5. Unclear inference protocol

The paper describes two inference modes:

  1. single forward pass
  2. multiple stochastic passes with averaging

However, it is unclear which inference strategy is used to produce the reported experimental results.


Questions for the Authors

  1. How is the inference variance defined in the theoretical analysis estimated in the experiments?
  2. What are the specific architectural settings (number of subnetworks \(N\), hidden layers \(L\), hidden dimensions)?
  3. How does the proposed architecture handle different data modalities, such as tabular and image datasets?
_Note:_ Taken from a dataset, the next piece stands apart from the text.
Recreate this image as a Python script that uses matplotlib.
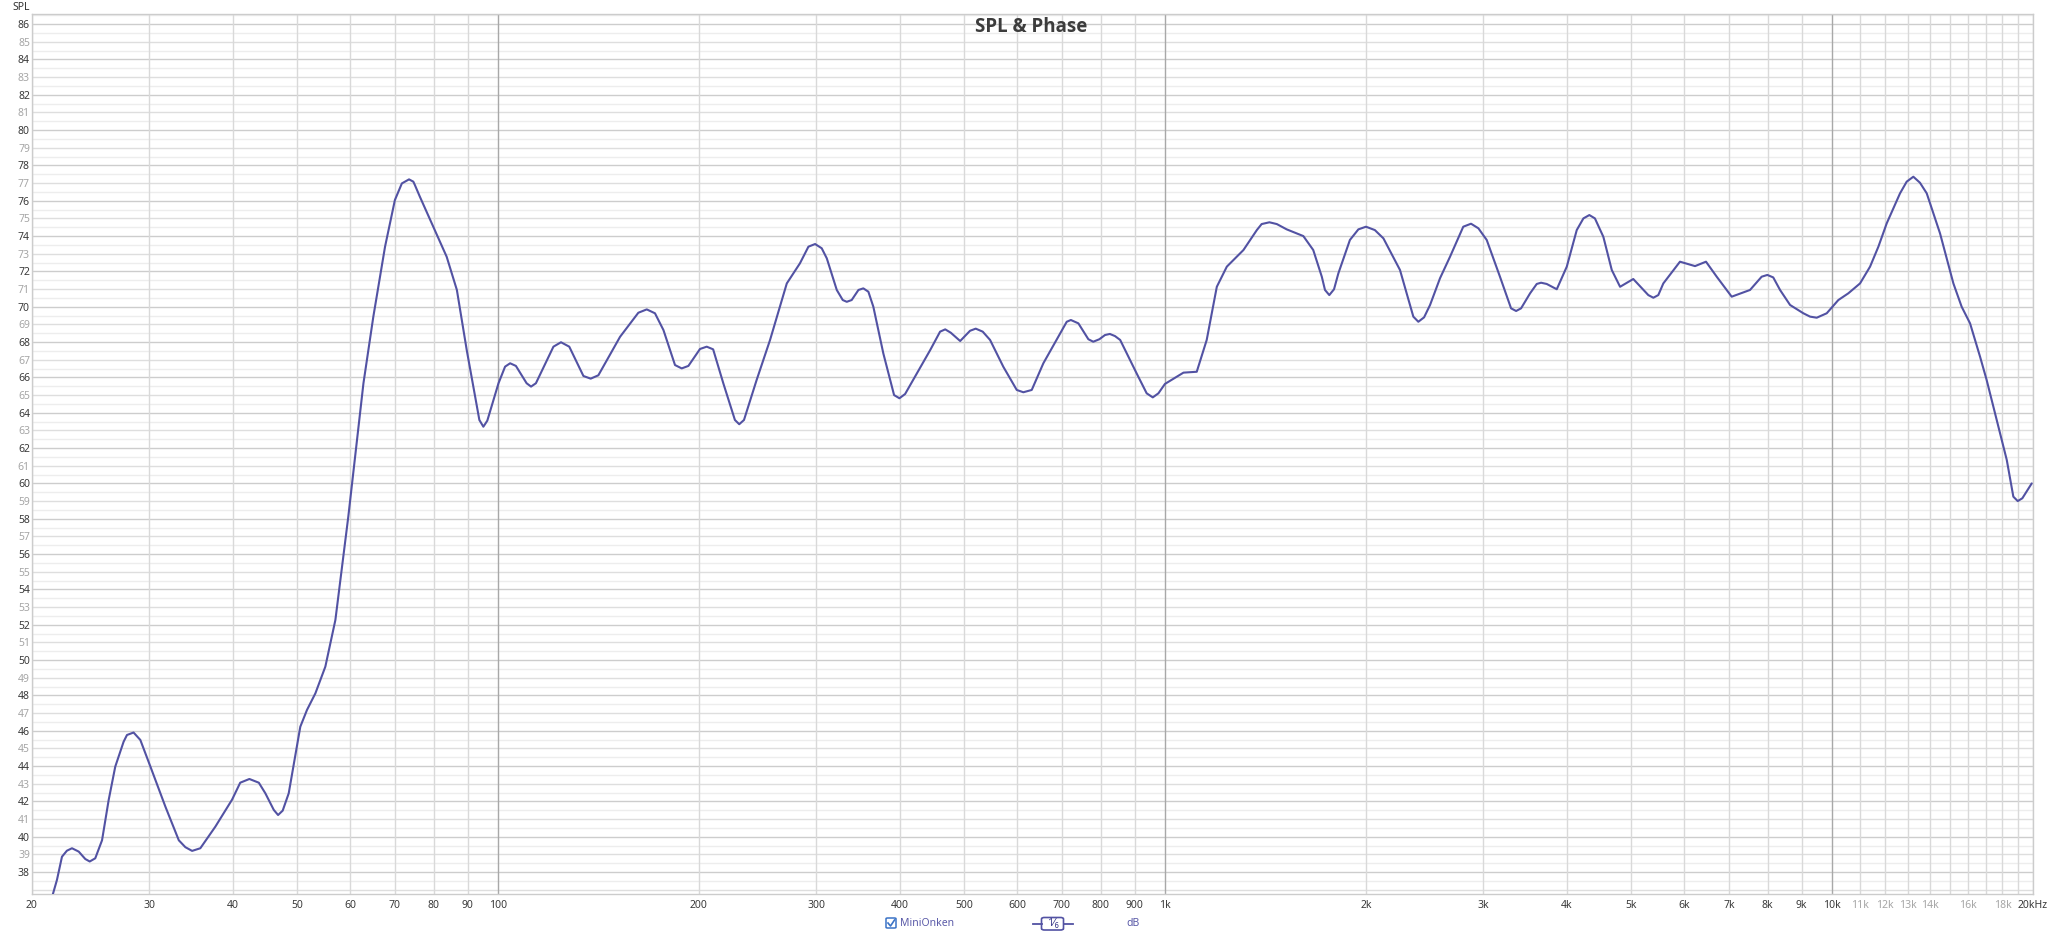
import numpy as np
import matplotlib
matplotlib.use("Agg")
import matplotlib.pyplot as plt
from matplotlib.patches import FancyBboxPatch
from matplotlib.lines import Line2D
from matplotlib.ticker import NullLocator, NullFormatter

plt.rcParams['font.family'] = ['Noto Sans', 'DejaVu Sans']

# ---------------- data ----------------
title = "SPL & Phase"
series_name = "MiniOnken"
y_label = "SPL"
unit_label = "dB"
smoothing_label = "1\u2044\u2086"

freq_hz = [21.4, 21.8, 22.18, 22.56, 22.96, 23.5, 24.04, 24.41, 24.88, 25.47, 26.06,
           26.66, 27.44, 27.76, 28.40, 29.07, 30.1, 31.7, 33.2, 33.96, 34.76, 35.76,
           37.66, 39.9, 41.04, 42.36, 43.76, 44.76, 46.08, 46.77, 47.52, 48.52,
           50.5, 51.68, 53.2, 55.06, 57.0, 59.6, 62.8, 64.98, 67.66, 70.0, 71.7,
           72.5, 73.5, 74.6, 75.0, 76.3, 79.9, 83.7, 86.7, 89.7, 93.7, 95.0, 96.3,
           100.1, 102.4, 104.2, 106.3, 110.3, 112.0, 113.9, 121.0, 124.2, 127.8,
           134.2, 137.6, 141.3, 152.3, 162.2, 167.0, 171.8, 176.9, 184.1, 188.4,
           192.8, 200.7, 205.4, 210.0, 217.5, 226.4, 229.8, 233.6, 244.0, 255.6,
           270.8, 283.4, 291.8, 298.6, 305.5, 310.9, 321.8, 328.5, 333.1, 338.8,
           346.8, 352.7, 358.9, 365.1, 377.9, 392.2, 399.5, 407.4, 424.3, 444.3,
           459.7, 467.9, 477.0, 492.7, 509.8, 519.9, 532.6, 546.3, 571.9, 599,
           612.8, 630.8, 656.6, 711.8, 722, 741, 767, 780, 796.6, 812.4, 826,
           840.8, 856, 906, 938, 958, 976.8, 999, 1065, 1115, 1154, 1195, 1237,
           1310, 1372, 1395, 1433, 1470, 1521, 1611, 1667, 1717, 1736, 1762, 1791,
           1818, 1892, 1948, 2000, 2062, 2124, 2249, 2355, 2396, 2444, 2495, 2582,
           2673, 2798, 2874, 2948, 3034, 3176, 3300, 3358, 3416, 3524, 3606, 3660,
           3732, 3864, 4000, 4140, 4236, 4324, 4408, 4538, 4672, 4808, 5032, 5300,
           5393, 5486, 5582, 5912, 6228, 6468, 6712, 7068, 7530, 7838, 7994, 8158,
           8352, 8646, 9052, 9264, 9480, 9812, 10214, 10572, 11008, 11396, 11728,
           12070, 12638, 12932, 13232, 13538, 13858, 14510, 14846, 15194, 15634,
           16094, 16660, 17044, 17442, 17846, 18268, 18688, 18974, 19278, 19912]
spl_db = [36.5, 37.56, 38.87, 39.21, 39.35, 39.16, 38.74, 38.6, 38.78, 39.8, 42.08,
          43.97, 45.38, 45.76, 45.9, 45.48, 43.97, 41.7, 39.8, 39.41, 39.2, 39.35,
          40.57, 42.1, 43.06, 43.27, 43.06, 42.46, 41.52, 41.23, 41.48, 42.46,
          46.23, 47.18, 48.12, 49.63, 52.27, 58.12, 65.67, 69.44, 73.4, 76.04, 76.98,
          77.08, 77.21, 77.08, 76.89, 76.23, 74.53, 72.83, 70.95, 67.55, 63.59, 63.21, 63.55,
          65.67, 66.61, 66.8, 66.65, 65.67, 65.48, 65.67, 67.74, 67.99, 67.74,
          66.08, 65.93, 66.12, 68.3, 69.66, 69.85, 69.63, 68.68, 66.7, 66.51,
          66.65, 67.61, 67.74, 67.59, 65.67, 63.59, 63.35, 63.59, 65.85, 68.12,
          71.32, 72.46, 73.4, 73.55, 73.31, 72.74, 70.95, 70.38, 70.28, 70.38,
          70.95, 71.04, 70.85, 70.0, 67.36, 65.0, 64.82, 65.06, 66.23, 67.55,
          68.59, 68.72, 68.53, 68.06, 68.64, 68.76, 68.59, 68.12, 66.6, 65.29,
          65.16, 65.29, 66.8, 69.15, 69.25, 69.06, 68.16, 68.02, 68.16, 68.4, 68.46,
          68.34, 68.12, 66.23, 65.1, 64.87, 65.1, 65.63, 66.27, 66.32, 68.12, 71.13, 72.27,
          73.21, 74.34, 74.68, 74.78, 74.68, 74.38, 74.0, 73.21, 71.7, 70.95, 70.66, 70.99,
          71.89, 73.78, 74.38, 74.53, 74.34, 73.87, 72.08, 69.44, 69.15, 69.4, 70.1, 71.61,
          72.83, 74.53, 74.7, 74.44, 73.78, 71.7, 69.91, 69.76, 69.91, 70.76, 71.29, 71.36,
          71.29, 70.99, 72.27, 74.34, 75.0, 75.19, 75.0, 73.96, 72.08, 71.13, 71.57, 70.66,
          70.51, 70.66, 71.32, 72.55, 72.3, 72.55, 71.7, 70.57, 70.95, 71.7, 71.8, 71.66,
          70.95, 70.1, 69.63, 69.44, 69.38, 69.63, 70.38, 70.76, 71.32, 72.27, 73.4,
          74.72, 76.42, 77.08, 77.36, 77.02, 76.42, 74.15, 72.74, 71.32, 70.0,
          69.06, 67.17, 65.85, 64.34, 62.84, 61.33, 59.25, 59.0, 59.16, 60.0]

y_ticks = list(range(38, 87))
x_tick_values = [20, 30, 40, 50, 60, 70, 80, 90, 100, 200, 300, 400, 500, 600, 700,
                 800, 900, 1000, 2000, 3000, 4000, 5000, 6000, 7000, 8000, 9000,
                 10000, 11000, 12000, 13000, 14000, 16000, 18000, 20000]
x_tick_labels = ["20", "30", "40", "50", "60", "70", "80", "90", "100", "200", "300",
                 "400", "500", "600", "700", "800", "900", "1k", "2k", "3k", "4k",
                 "5k", "6k", "7k", "8k", "9k", "10k", "11k", "12k", "13k", "14k",
                 "16k", "18k", "20kHz"]
light_x_labels = ["11k", "12k", "13k", "14k", "16k", "18k"]

# ---------------- layout ----------------
W, H = 2048, 936
fig = plt.figure(figsize=(W / 100, H / 100), dpi=100)
fig.patch.set_facecolor('white')
L_px, R_px, T_px, B_px = 32, 2033, 14, 894
ax = fig.add_axes([L_px / W, 1 - B_px / H, (R_px - L_px) / W, (B_px - T_px) / H])
ax.set_xscale('log')
ax.set_xlim(20, 20000)
ax.set_ylim(36.76, 86.57)

# grid
vgrid = list(range(20, 100, 10)) + list(range(100, 1000, 100)) + \
        list(range(1000, 10000, 1000)) + list(range(10000, 20001, 1000))
for v in vgrid:
    dark = v in (100, 1000, 10000)
    ax.axvline(v, color='#a8a8a8' if dark else '#d9d9d9', lw=1.0, zorder=0.5 if dark else 0.4)
for h in np.arange(37.0, 86.6, 0.5):
    if abs(h - round(h)) > 0.1:
        c, z = '#ededed', 0.1
    elif int(round(h)) % 2 == 0:
        c, z = '#cdcdcd', 0.3
    else:
        c, z = '#dedede', 0.2
    ax.axhline(h, color=c, lw=1.0, zorder=z)

for s in ax.spines.values():
    s.set_color('#cccccc')
    s.set_linewidth(1.0)

ax.plot(freq_hz, spl_db, color='#5252a3', lw=1.5, solid_joinstyle='round',
        solid_capstyle='round', zorder=3)

# ticks
ax.xaxis.set_minor_locator(NullLocator())
ax.xaxis.set_minor_formatter(NullFormatter())
ax.set_xticks(x_tick_values)
ax.set_xticklabels(x_tick_labels)
ax.set_yticks(y_ticks)
ax.set_yticklabels([str(t) for t in y_ticks])
ax.tick_params(axis='both', length=0, labelsize=7.5)
ax.tick_params(axis='y', pad=1.5)
ax.tick_params(axis='x', pad=4)
for lab in ax.get_xticklabels():
    lab.set_color('#a6a6a6' if lab.get_text() in light_x_labels else '#3a3a3a')
for lab, t in zip(ax.get_yticklabels(), y_ticks):
    lab.set_color('#3a3a3a' if t % 2 == 0 else '#a6a6a6')

# texts
fig.text(1031 / W, 1 - 27.5 / H, title, ha='center', va='center', fontsize=13.5,
         fontweight='bold', family=['Open Sans', 'DejaVu Sans'], color='#3c3c3c')
fig.text(21 / W, 1 - 7.5 / H, y_label, ha='center', va='center', fontsize=7.5,
         color='#333333')

# legend (bottom)
def fx(px):
    return px / W

def fy(py):
    return 1 - py / H

fig.add_artist(FancyBboxPatch((fx(886), fy(928)), fx(10), 10 / H,
                              boxstyle='round,pad=0,rounding_size=0.0008',
                              fc='white', ec='#3b73c6', lw=1.1, transform=fig.transFigure))
fig.add_artist(Line2D([fx(888), fx(890.5), fx(894.5)], [fy(923), fy(926), fy(920)],
                      color='#3b73c6', lw=1.2, transform=fig.transFigure))
fig.text(fx(900), fy(923.5), series_name, ha='left', va='center', fontsize=7.5,
         color='#5a5aa8')
fig.add_artist(Line2D([fx(1032.5), fx(1041.5)], [fy(924), fy(924)], color='#5252a3',
                      lw=1.3, transform=fig.transFigure))
fig.add_artist(Line2D([fx(1063.5), fx(1072.5)], [fy(924), fy(924)], color='#5252a3',
                      lw=1.3, transform=fig.transFigure))
fig.add_artist(FancyBboxPatch((fx(1041.5), fy(930)), fx(22), 12.5 / H,
                              boxstyle='round,pad=0,rounding_size=0.0015',
                              fc='white', ec='#5252a3', lw=1.2, transform=fig.transFigure))
fig.text(fx(1052.5), fy(924), smoothing_label, ha='center', va='center', fontsize=8,
         color='#3c3c8c')
fig.text(fx(1133), fy(923.5), unit_label, ha='center', va='center', fontsize=7.5,
         color='#5a5aa8')

fig.savefig('out.png', dpi=100, facecolor='white')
In particular, how are the input representations constructed for these different data types, and how are feature extractors such as VGG-16 integrated into the pipeline?
  4. Which inference mode (single pass or multiple stochastic passes) is used for the reported results?
  5. How does the proposed method compare with Monte Carlo dropout, deep ensemble or deterministic dropout inference baselines?


Overall Assessment

The paper addresses an interesting problem and proposes a conceptually simple approach combining ensemble learning and consistency regularization. However, several issues remain, including incomplete experimental details, limited baselines, and a mismatch between the theoretical objective and the empirical evaluation.

Addressing these issues would significantly strengthen the paper.

Recommendation: Weak accept.


Confidence

  1. Moderate confidence in the evaluation.